In 1946, William Gilbert presented the first comprehensive survey of groups in the United States (US) with multiple ethnic and cultural backgrounds. He estimated that there were at least 50,000 persons who were from complex ethnic and cultural backgrounds of European, African and Aboriginal ethnic origin.56 Gilbert listed ten major groups with multiple ethnic and cultural heritage several related groups. Again, this is not a new phenomenon we that is people of multiple ethnic and cultural heritages have existed for many centuries, though we are often denied the opportunity to self-assign our ethnic and cultural identity.
Whilst these considerations may not on a daily basis be pertinent for the individuals or communities themselves, considerable misunderstandings can occur, for those of us involved in the provision of professional nursing practice and research.
In conclusion whilst it is important to recognize and acknowledge what research tells us in relation to research, nursing care and cultural diversity.
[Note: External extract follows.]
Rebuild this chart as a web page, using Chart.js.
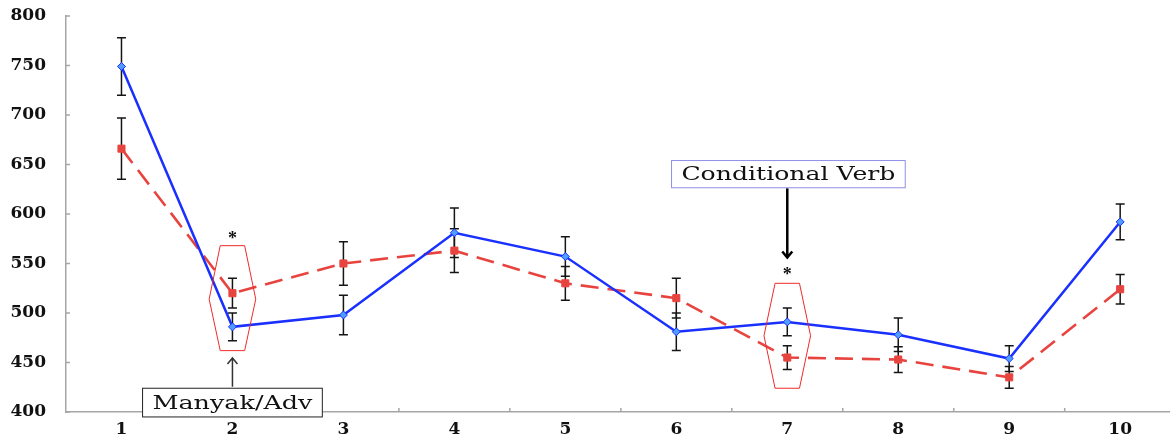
<!DOCTYPE html>
<html>
<head>
<meta charset="utf-8">
<title>Reading times</title>
<script src="https://cdn.jsdelivr.net/npm/chart.js@4"></script>
<style>
  html, body { margin: 0; padding: 0; background: #fff; }
  #wrap { width: 1175px; height: 440px; }
</style>
</head>
<body>
<div id="wrap"><canvas id="myChart" width="1175" height="440"></canvas></div>
<script>
// values
var categories = ['1', '2', '3', '4', '5', '6', '7', '8', '9', '10'];
var blueValues = [749, 486, 498, 581, 557, 481, 491, 478, 454, 592];
var blueErrors = [29, 14, 20, 25, 20, 19, 14, 17, 13, 18];
var redValues  = [666, 520, 550, 563, 530, 515, 455, 453, 435, 524];
var redErrors  = [31, 15, 22, 22, 17, 20, 12, 13, 11, 15];
var yTicks = [400, 450, 500, 550, 600, 650, 700, 750, 800];

var BLUE = '#1a30ff';
var RED = '#e8443f';

function toPoints(vals) {
    return vals.map(function (v, i) { return { x: i + 1, y: v }; });
}

// draws text stretched horizontally to a given width (the glyphs are wide in the original)
function wideText(ctx, txt, cx, cy, width) {
    var w = ctx.measureText(txt).width;
    ctx.save();
    ctx.translate(cx, cy);
    ctx.scale(width / w, 1);
    ctx.textAlign = 'center';
    ctx.textBaseline = 'middle';
    ctx.fillText(txt, 0, 0);
    ctx.restore();
}

var extras = {
    id: 'extras',
    beforeDatasetsDraw: function (chart) {
        var ctx = chart.ctx, xs = chart.scales.x, ys = chart.scales.y;
        var area = chart.chartArea;
        ctx.save();
        // inward tick marks
        ctx.strokeStyle = '#a6a6a6';
        ctx.lineWidth = 1.5;
        ctx.beginPath();
        yTicks.forEach(function (t) {
            var y = ys.getPixelForValue(t);
            ctx.moveTo(area.left, y); ctx.lineTo(area.left + 4, y);
        });
        for (var k = 1; k < categories.length; k++) {
            var x = xs.getPixelForValue(k + 0.5);
            ctx.moveTo(x, area.bottom); ctx.lineTo(x, area.bottom - 4);
        }
        ctx.stroke();

        // error bars
        ctx.strokeStyle = '#151515';
        ctx.lineWidth = 1.5;
        [[blueValues, blueErrors], [redValues, redErrors]].forEach(function (s) {
            s[0].forEach(function (v, i) {
                var x = xs.getPixelForValue(i + 1);
                var yt = ys.getPixelForValue(v + s[1][i]);
                var yb = ys.getPixelForValue(v - s[1][i]);
                ctx.beginPath();
                ctx.moveTo(x, yt); ctx.lineTo(x, yb);
                ctx.moveTo(x - 4.5, yt); ctx.lineTo(x + 4.5, yt);
                ctx.moveTo(x - 4.5, yb); ctx.lineTo(x + 4.5, yb);
                ctx.stroke();
            });
        });
        ctx.restore();
    },
    afterDatasetsDraw: function (chart) {
        var ctx = chart.ctx, xs = chart.scales.x, ys = chart.scales.y;
        var X = function (v) { return xs.getPixelForValue(v); };
        var Y = function (v) { return ys.getPixelForValue(v); };
        ctx.save();

        // red hexagons around the significant points
        function hexagon(xc, yTop, yMid, yBot) {
            ctx.beginPath();
            ctx.moveTo(X(xc - 0.11), Y(yTop));
            ctx.lineTo(X(xc + 0.11), Y(yTop));
            ctx.lineTo(X(xc + 0.21), Y(yMid));
            ctx.lineTo(X(xc + 0.11), Y(yBot));
            ctx.lineTo(X(xc - 0.11), Y(yBot));
            ctx.lineTo(X(xc - 0.21), Y(yMid));
            ctx.closePath();
            ctx.strokeStyle = '#f02a2a';
            ctx.lineWidth = 1;
            ctx.stroke();
        }
        hexagon(2, 568, 514, 462);
        hexagon(7, 530, 477, 424);

        // asterisks
        ctx.fillStyle = '#111';
        ctx.font = 'bold 18px "Liberation Serif"';
        ctx.textAlign = 'center';
        ctx.textBaseline = 'middle';
        ctx.fillText('*', X(2), Y(574));
        ctx.fillText('*', X(7), Y(538));

        // arrows
        function arrow(xc, yFrom, yTo, w, color) {
            var x = X(xc), y0 = Y(yFrom), y1 = Y(yTo);
            var dir = y1 < y0 ? 1 : -1;
            ctx.strokeStyle = color;
            ctx.lineWidth = w;
            ctx.beginPath();
            ctx.moveTo(x, y0); ctx.lineTo(x, y1);
            ctx.moveTo(x - 5, y1 + dir * 6); ctx.lineTo(x, y1); ctx.lineTo(x + 5, y1 + dir * 6);
            ctx.stroke();
        }
        arrow(2, 425.5, 454.5, 1.5, '#333');
        arrow(7, 626, 556, 2.5, '#000');

        // label boxes
        function box(xc, halfW, yTop, yBot, border, txt, textW) {
            var l = X(xc - halfW), r = X(xc + halfW), t = Y(yTop), b = Y(yBot);
            ctx.fillStyle = '#fff';
            ctx.fillRect(l, t, r - l, b - t);
            ctx.strokeStyle = border;
            ctx.lineWidth = 1;
            ctx.strokeRect(l, t, r - l, b - t);
            ctx.fillStyle = '#111';
            ctx.font = '19px "DejaVu Serif"';
            wideText(ctx, txt, (l + r) / 2, (t + b) / 2 + 1, textW);
        }
        box(2, 0.81, 424, 395, '#222', 'Manyak/Adv', 160);
        box(7.01, 1.053, 654, 626.5, '#8f8fe6', 'Conditional Verb', 214);

        ctx.restore();
    }
};

var tickFont = { family: '"DejaVu Serif"', size: 17, weight: 'bold' };

var ctx = document.getElementById('myChart').getContext('2d');
var chart = new Chart(ctx, {
    type: 'line',
    data: {
        datasets: [{
            label: 'blue',
            data: toPoints(blueValues),
            borderColor: BLUE,
            borderWidth: 2.5,
            pointStyle: 'rectRot',
            pointRadius: 4,
            pointBackgroundColor: '#4f9dff',
            pointBorderColor: BLUE,
            pointBorderWidth: 1,
            tension: 0
        }, {
            label: 'red',
            data: toPoints(redValues),
            borderColor: RED,
            borderWidth: 2.6,
            borderDash: [18, 9],
            pointStyle: 'rect',
            pointRadius: 5,
            pointBackgroundColor: RED,
            pointBorderColor: RED,
            pointBorderWidth: 1,
            tension: 0
        }]
    },
    options: {
        responsive: false,
        devicePixelRatio: 1,
        animation: false,
        layout: { padding: { top: 16, right: 0, bottom: 0, left: 0 } },
        plugins: { legend: { display: false }, tooltip: { enabled: false } },
        scales: {
            x: {
                type: 'linear',
                min: 0.5,
                max: 10.44,
                afterBuildTicks: function (scale) {
                    scale.ticks = categories.map(function (c, i) { return { value: i + 1 }; });
                },
                afterFit: function (scale) { scale.height = 28; },
                grid: { drawOnChartArea: false, drawTicks: false },
                border: { color: '#a6a6a6', width: 1.5 },
                ticks: {
                    padding: 7,
                    color: '#111',
                    font: tickFont,
                    autoSkip: false,
                    maxRotation: 0,
                    callback: function (v) { return categories[Math.round(v) - 1]; }
                }
            },
            y: {
                min: 400,
                max: 800,
                afterBuildTicks: function (scale) {
                    scale.ticks = yTicks.map(function (t) { return { value: t }; });
                },
                afterFit: function (scale) {
                    scale.width = 66;
                    scale.paddingTop = 0;
                    scale.paddingBottom = 0;
                },
                grid: { drawOnChartArea: false, drawTicks: false },
                border: { color: '#a6a6a6', width: 1.5 },
                ticks: { padding: 20, color: '#111', font: tickFont }
            }
        }
    },
    plugins: [extras]
});
</script>
</body>
</html>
It is imperative we take an inclusive approach embracing not just Euro-American perspectives, but drawing on the wisdom of academic nurses globally including colleagues in Australia, New Zealand and other nation states. Within this, we must acknowledge the increasingly complex ethnic identities our patients and our peers hold and indeed that we hold as academic and community nurses. Those who hold multiple ethnic origins may have particular skills in moving between and within different cultural and ethnic groups.
Cultural diversity is not simply about diversity within recipients of care but also concerns the diversity of care givers. In terms of the research evidence base I would suggest that it may be more important to focus on what the research does not tell us, as some of the research silences and paucity of knowledge may be much more revealing than that which is articulated on the topic of culturally diversity and nursing care. A focus of this nature may make transparent the implicit assumptions held about research evidence, nursing and cultural diversity. These assumptions if not deconstructed may distort reality.